Much as it did with the new pickups, GM went conservative with the new Tahoe/Suburban/Yukon trio. Power comes from a 5.3-liter V-8 churing 355 hp and 383 lb-ft of torque tied to a six-speed automatic lifted straight from the pickup line — no fancy twin-turbo eco-forcing or nine-speed transmission here, and no word from GM yet of a hybrid variant. The chassis are steel bodies bolted to a frame as God and the Fisher brothers intended, although the hood and rear hatches are made of aluminum to save weight. Even the styling forsakes anything risky for more flat, square planes than a lumberyard, save an odd divot on the cheek of the Tahoe and the addition of LEDs in upscale versions.
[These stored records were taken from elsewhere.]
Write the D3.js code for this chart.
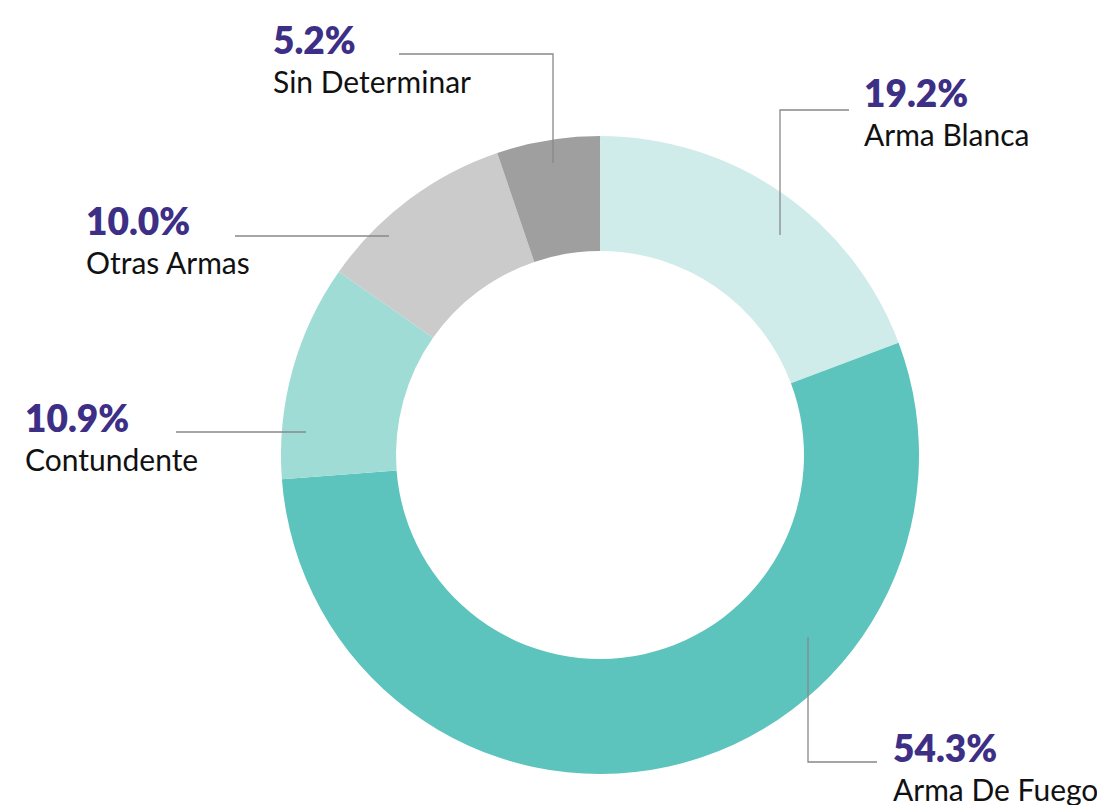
<!DOCTYPE html>
<html>
<head>
<meta charset="utf-8">
<script src="https://cdn.jsdelivr.net/npm/d3@7"></script>
<style>
  html, body { margin: 0; padding: 0; background: #fff; overflow: hidden; }
  svg { display: block; }
</style>
</head>
<body>
<svg id="chart" width="1097" height="805"></svg>
<script>
// ---- data ----
const categories = ["Arma Blanca", "Arma De Fuego", "Contundente", "Otras Armas", "Sin Determinar"];
const values = [19.2, 54.3, 10.9, 10.0, 5.2];
const valueLabels = ["19.2%", "54.3%", "10.9%", "10.0%", "5.2%"];

// ---- styles / layout ----
const colors = ["#d0ecea", "#5cc4bc", "#9fdcd6", "#cbcbcb", "#9f9f9f"];
const cx = 600, cy = 455, outerR = 319, innerR = 204;
// label text anchor (x, value baseline) and leader polyline points
const labelLayout = [
  { x: 864, y: 107, line: [[849, 110], [780, 110], [780, 235]] },
  { x: 893, y: 762, line: [[877, 762], [808, 762], [808, 637]] },
  { x: 25,  y: 432, line: [[176, 432], [306, 432]] },
  { x: 86,  y: 235, line: [[235, 236], [389, 236]] },
  { x: 273, y: 54,  line: [[399, 54], [553, 54], [553, 163]] }
];

const svg = d3.select("#chart");
const data = categories.map((c, i) => ({ name: c, value: values[i], label: valueLabels[i], color: colors[i], layout: labelLayout[i] }));

const pie = d3.pie().sort(null).value(d => d.value);
const arc = d3.arc().innerRadius(innerR).outerRadius(outerR);

const g = svg.append("g").attr("transform", `translate(${cx},${cy})`);
g.selectAll("path.slice")
  .data(pie(data))
  .join("path")
  .attr("class", "slice")
  .attr("d", arc)
  .attr("fill", d => d.data.color);

const line = d3.line();
svg.selectAll("path.leader")
  .data(data)
  .join("path")
  .attr("class", "leader")
  .attr("d", d => line(d.layout.line))
  .attr("fill", "none")
  .attr("stroke", "#888")
  .attr("stroke-width", 1.3);

const labels = svg.selectAll("g.label")
  .data(data)
  .join("g")
  .attr("class", "label")
  .attr("transform", d => `translate(${d.layout.x},${d.layout.y})`);

labels.append("text")
  .text(d => d.label)
  .attr("font-family", "Lato, 'Open Sans', sans-serif")
  .attr("font-weight", 800)
  .attr("font-size", 37)
  .attr("fill", "#3d2f86");

labels.append("text")
  .text(d => d.name)
  .attr("y", 39)
  .attr("font-family", "Lato, 'Open Sans', sans-serif")
  .attr("font-weight", 400)
  .attr("font-size", 30)
  .attr("fill", "#111");
</script>
</body>
</html>
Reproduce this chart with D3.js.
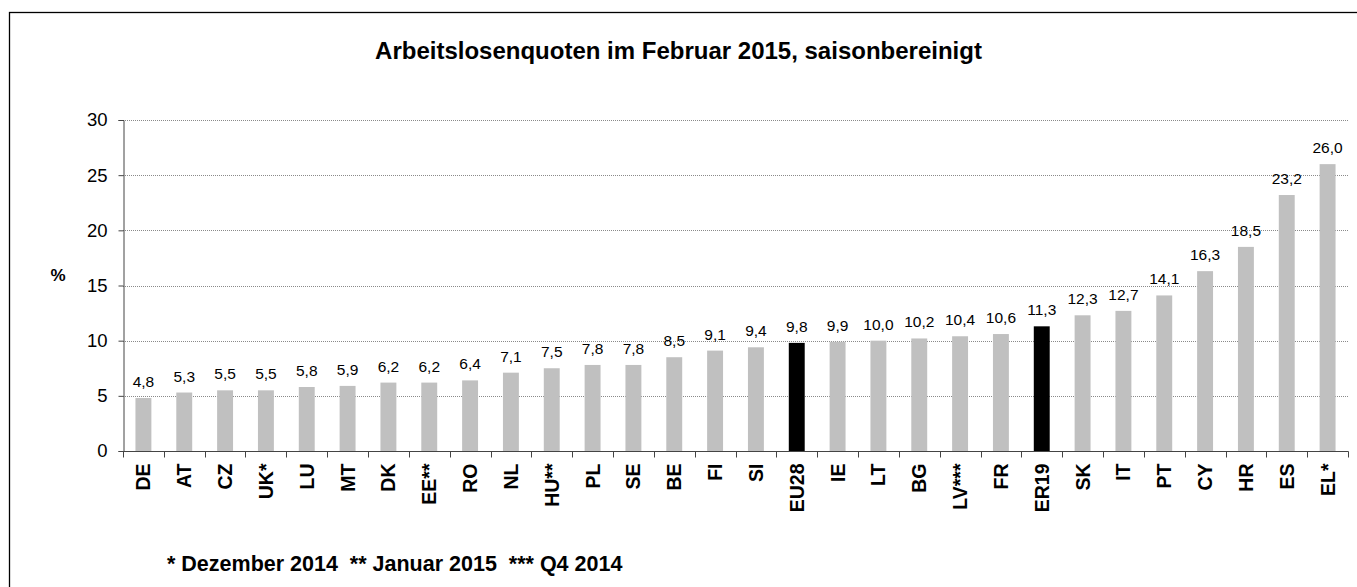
<!DOCTYPE html>
<html><head><meta charset="utf-8">
<script src="https://cdn.jsdelivr.net/npm/d3@7"></script>
<style>
html,body{margin:0;padding:0;background:#fff;}
svg{display:block;font-family:"Liberation Sans",Arial,sans-serif;}
</style></head>
<body>
<svg id="c" width="1357" height="587"></svg>
<script>
const categories = ["DE","AT","CZ","UK*","LU","MT","DK","EE**","RO","NL","HU**","PL","SE","BE","FI","SI","EU28","IE","LT","BG","LV***","FR","ER19","SK","IT","PT","CY","HR","ES","EL*"];
const values = [4.8,5.3,5.5,5.5,5.8,5.9,6.2,6.2,6.4,7.1,7.5,7.8,7.8,8.5,9.1,9.4,9.8,9.9,10.0,10.2,10.4,10.6,11.3,12.3,12.7,14.1,16.3,18.5,23.2,26.0];
const highlighted = ["EU28","ER19"];
const yTicks = [0,5,10,15,20,25,30];
const title = "Arbeitslosenquoten im Februar 2015, saisonbereinigt";
const yLabel = "%";
const footnote = "* Dezember 2014  ** Januar 2015  *** Q4 2014";

const svg = d3.select("#c");
const pL = 123, pR = 1348, pT = 120, pB = 451;

svg.append("rect").attr("x",9.5).attr("y",12.5).attr("width",1400).attr("height",700)
  .attr("fill","none").attr("stroke","#000").attr("stroke-width",1.3);

const x = d3.scaleBand().domain(categories).range([pL,pR]).paddingInner(0.61).paddingOuter(0.305);
const y = d3.scaleLinear().domain([0,30]).range([pB,pT]);
const locale = d3.formatLocale({decimal:",",thousands:".",grouping:[3],currency:["","€"]});
const fmt = locale.format(".1f");

// gridlines
svg.append("g").selectAll("line").data(yTicks.filter(t=>t>0)).join("line")
  .attr("x1",pL).attr("x2",pR).attr("y1",d=>Math.round(y(d))+0.5).attr("y2",d=>Math.round(y(d))+0.5)
  .attr("stroke","#8a8a8a").attr("stroke-width",1).attr("stroke-dasharray","1,1");

// bars
const data = categories.map((c,i)=>({c,v:values[i]}));
svg.append("g").selectAll("rect").data(data).join("rect")
  .attr("x",d=>x(d.c)).attr("width",x.bandwidth())
  .attr("y",d=>y(d.v)).attr("height",d=>y(0)-y(d.v))
  .attr("fill",d=>highlighted.includes(d.c)?"#000":"#c0c0c0");

// value labels
svg.append("g").selectAll("text").data(data).join("text")
  .attr("x",d=>x(d.c)+x.bandwidth()/2).attr("y",d=>y(d.v)-11)
  .attr("text-anchor","middle").attr("font-size",15.5).attr("fill","#000")
  .text(d=>fmt(d.v));

// y axis
const yAxis = svg.append("g").attr("transform",`translate(${pL+0.5},0)`)
  .call(d3.axisLeft(y).tickValues(yTicks).tickSize(5).tickPadding(11).tickFormat(d3.format("d")));
yAxis.select(".domain").attr("stroke","#444");
yAxis.selectAll(".tick line").attr("stroke","#444");
yAxis.selectAll("text").attr("font-size",18.5).attr("fill","#000").attr("font-family","Liberation Sans, Arial, sans-serif");

// x axis
const xAxisG = svg.append("g").attr("transform",`translate(0,${pB+0.5})`);
xAxisG.append("line").attr("x1",pL).attr("x2",pR+0.5).attr("stroke","#444");
const bounds = categories.map(c=>x(c)-x.step()*x.paddingInner()/2).concat([pR]);
xAxisG.selectAll("line.t").data(bounds).join("line").attr("class","t")
  .attr("x1",d=>Math.round(d)+0.5).attr("x2",d=>Math.round(d)+0.5).attr("y1",0).attr("y2",6).attr("stroke","#444");
xAxisG.selectAll("text").data(categories).join("text")
  .attr("transform",d=>`translate(${x(d)+x.bandwidth()/2+7},12) rotate(-90)`)
  .attr("text-anchor","end").attr("font-size",19.5).attr("font-weight","bold").attr("fill","#000")
  .text(d=>d);

// title
svg.append("text").attr("x",678.5).attr("y",59).attr("text-anchor","middle")
  .attr("font-size",24).attr("font-weight","bold").text(title);
// y label
svg.append("text").attr("x",58).attr("y",281).attr("text-anchor","middle")
  .attr("font-size",17).attr("font-weight","bold").text(yLabel);
// footnote
svg.append("text").attr("x",167).attr("y",571).attr("xml:space","preserve").style("white-space","pre")
  .attr("font-size",21.5).attr("font-weight","bold").text(footnote);
</script>
</body></html>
The major improvements come from the interior, long the reason such SUVs see as much duty as executive limousines as they do off-road. There's now 12 ways to charge electronics inside a Tahoe, including a three-prong plug. The center console comfortably fits a laptop or iPad. And in reaction to the popularity of its vehicles among thieves, the new SUVs can be orderd with interior motion sensors and window break-in alerts tied to immobilizers.

GM didn't reveal the efficiency ratings on the new SUVs, but it will take more than pricey gas to kill them. The Suburban ranks as the world's oldest vehicle model still in production, first rolling off a line in 1933. The 2015 models will have to adapt over the next several years to tougher fuel economy rules; GM didn't release fuel economy figures today, vowing only some improvement from the prior versions. Those critics were correct in 2009 that it's not sufficient for GM to rely so heavily on SUVs — but for GM to thrive, no vehicle may be more necessary.

And it took a meteorite to kill the dinosaurs.